Korean dish of braised spicy chicken

Dak-bokkeum-tang, also known as dak-dori-tang or braised spicy chicken, is a traditional Korean dish made by boiling chunks of chicken with vegetables and spices. The ingredients are sometimes stir-fried before being boiled. It is a jjim or jorim-like dish, and the recipe varies across the Korean peninsula. Common ingredients include potatoes, carrots, green and red chili peppers, dried red chili peppers, scallions, onions, garlic, ginger, gochujang (chili paste), gochutgaru (chili powder), soy sauce, and sesame oil.

==Etymology debate==
Some groups advocating linguistic purism in Korean argue against the use of the term dak-dori-tang (닭도리탕) due to the perception that it is a Japanese-Korean hybrid, though the etymology of the middle word dori is not definitively known. In South Korea, the National Institute of the Korean Language claims that the word came from Japanese tori (鳥; "bird"), and suggests that the word should be refined into dak-bokkeum-tang. However, the status of dori as a loanword has been subject to debate.
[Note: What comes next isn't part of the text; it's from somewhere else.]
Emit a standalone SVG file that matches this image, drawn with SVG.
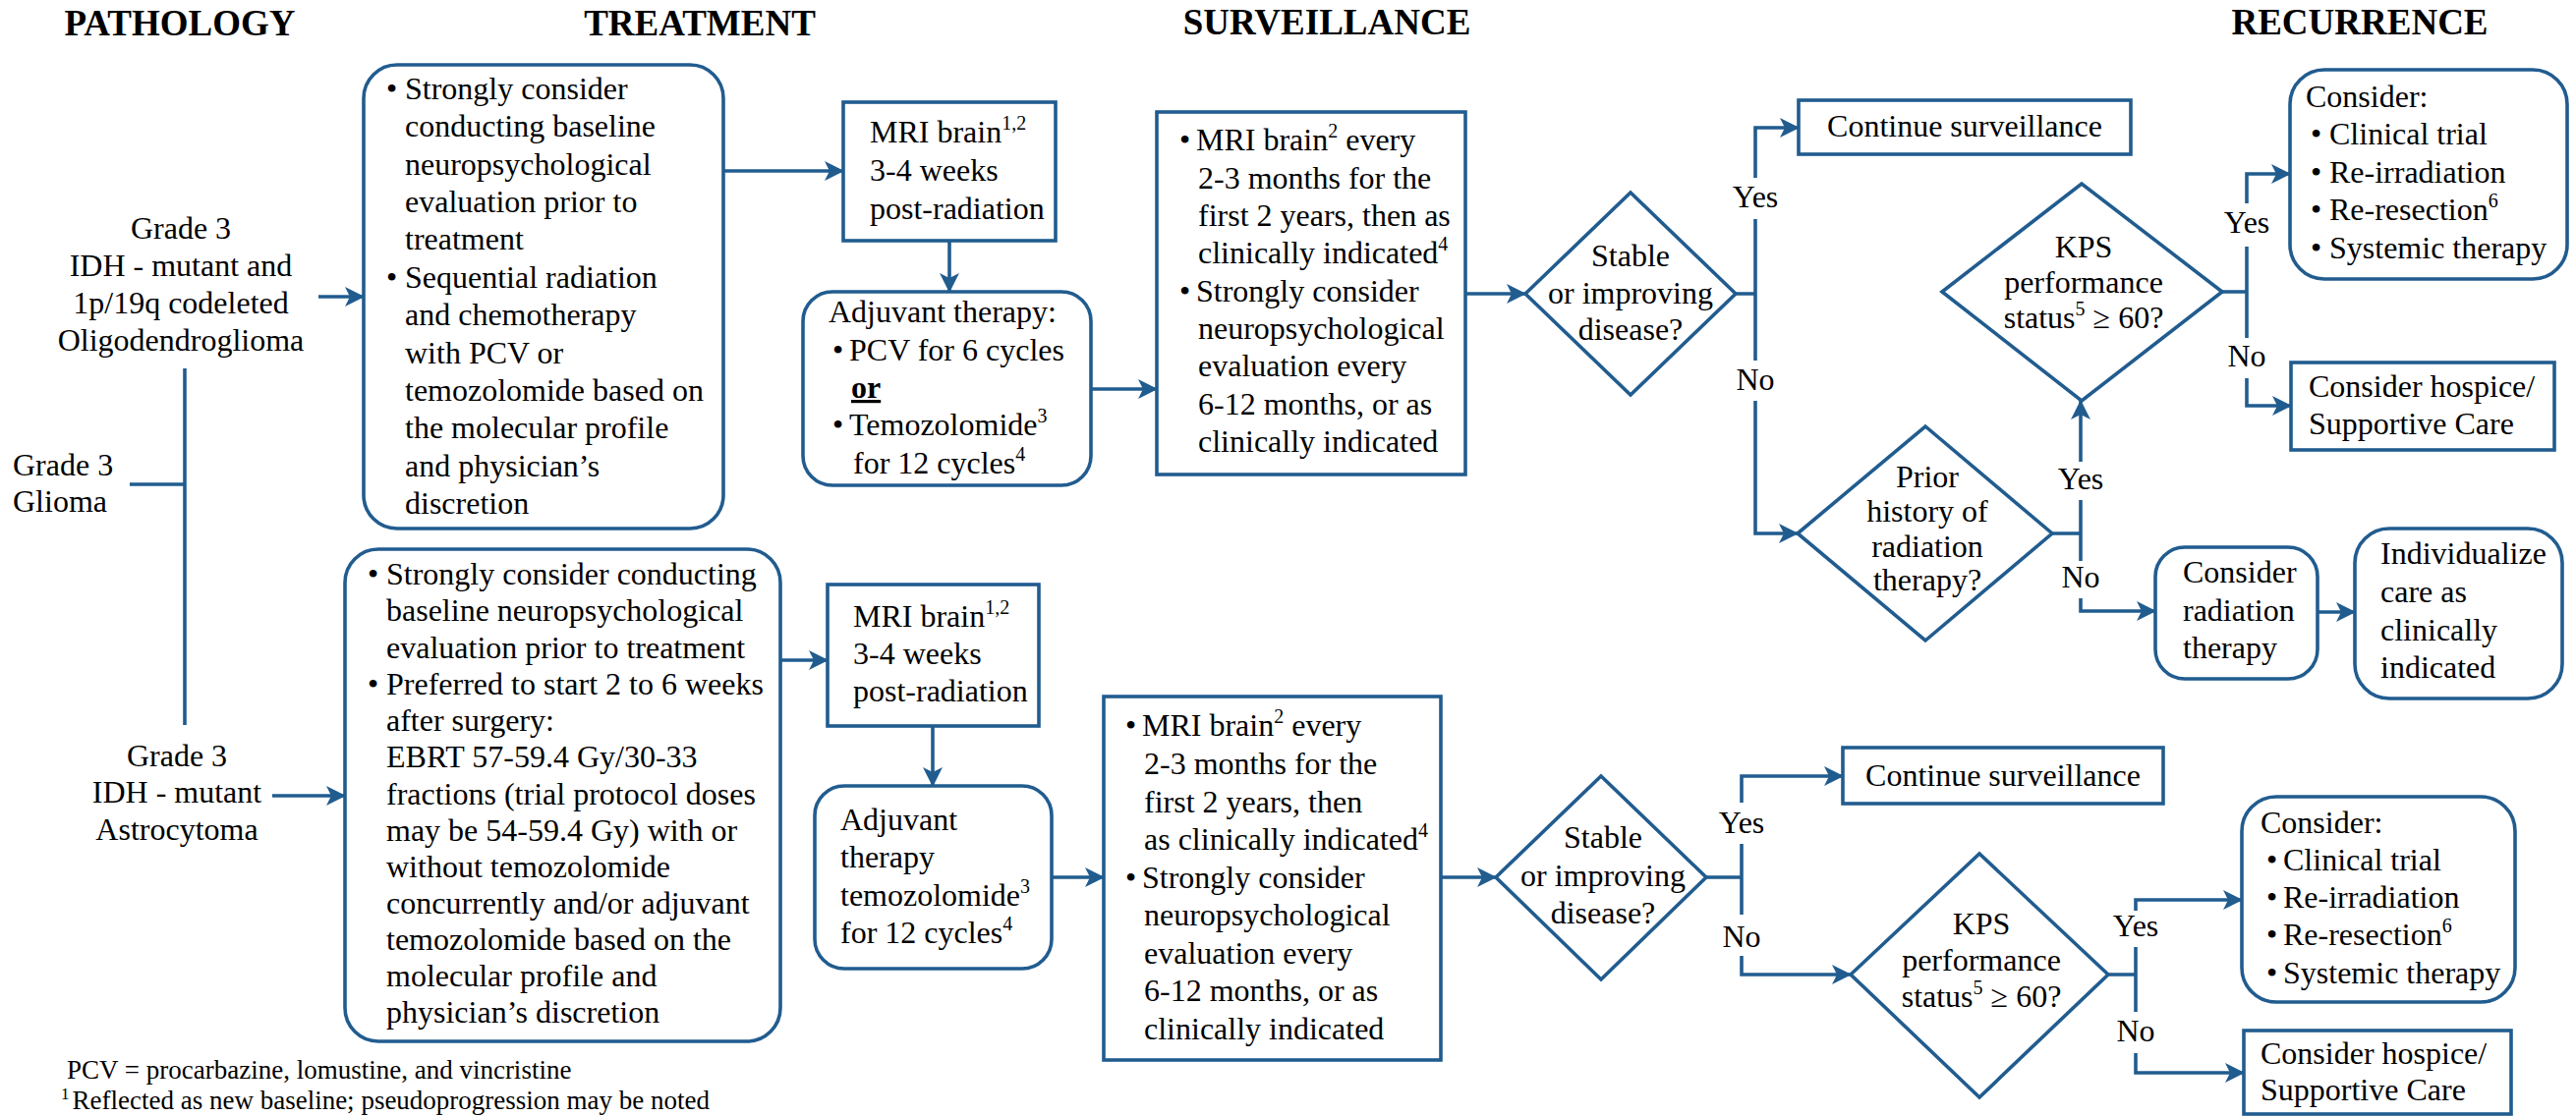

This is because the institute has not presented the grounds for the argument besides the phonetic similarity of dori to the Japanese word tori. The word dori-tang appears in Haedong jukji, a 1925 collection of poems by the Joseon literatus Choe Yeongnyeon. In the book, Chinese characters do (桃) ri (李) tang (湯) were used to transliterate the Korean dish name. A food columnist argued that, had the word been Japanese, the character jo (鳥; pronounced tori in Japanese) would have been used instead of the hanja transliteration of the Korean pronunciation. Alternative theories on the origin of dori include the assertions that it came from dyori (됴리), the archaic form of Sino-Korean word jori ("to cook"), and that it came from the native Korean verb dorida ("to cut out"). None of the theories mentioned before has been widely accepted as the established etymology.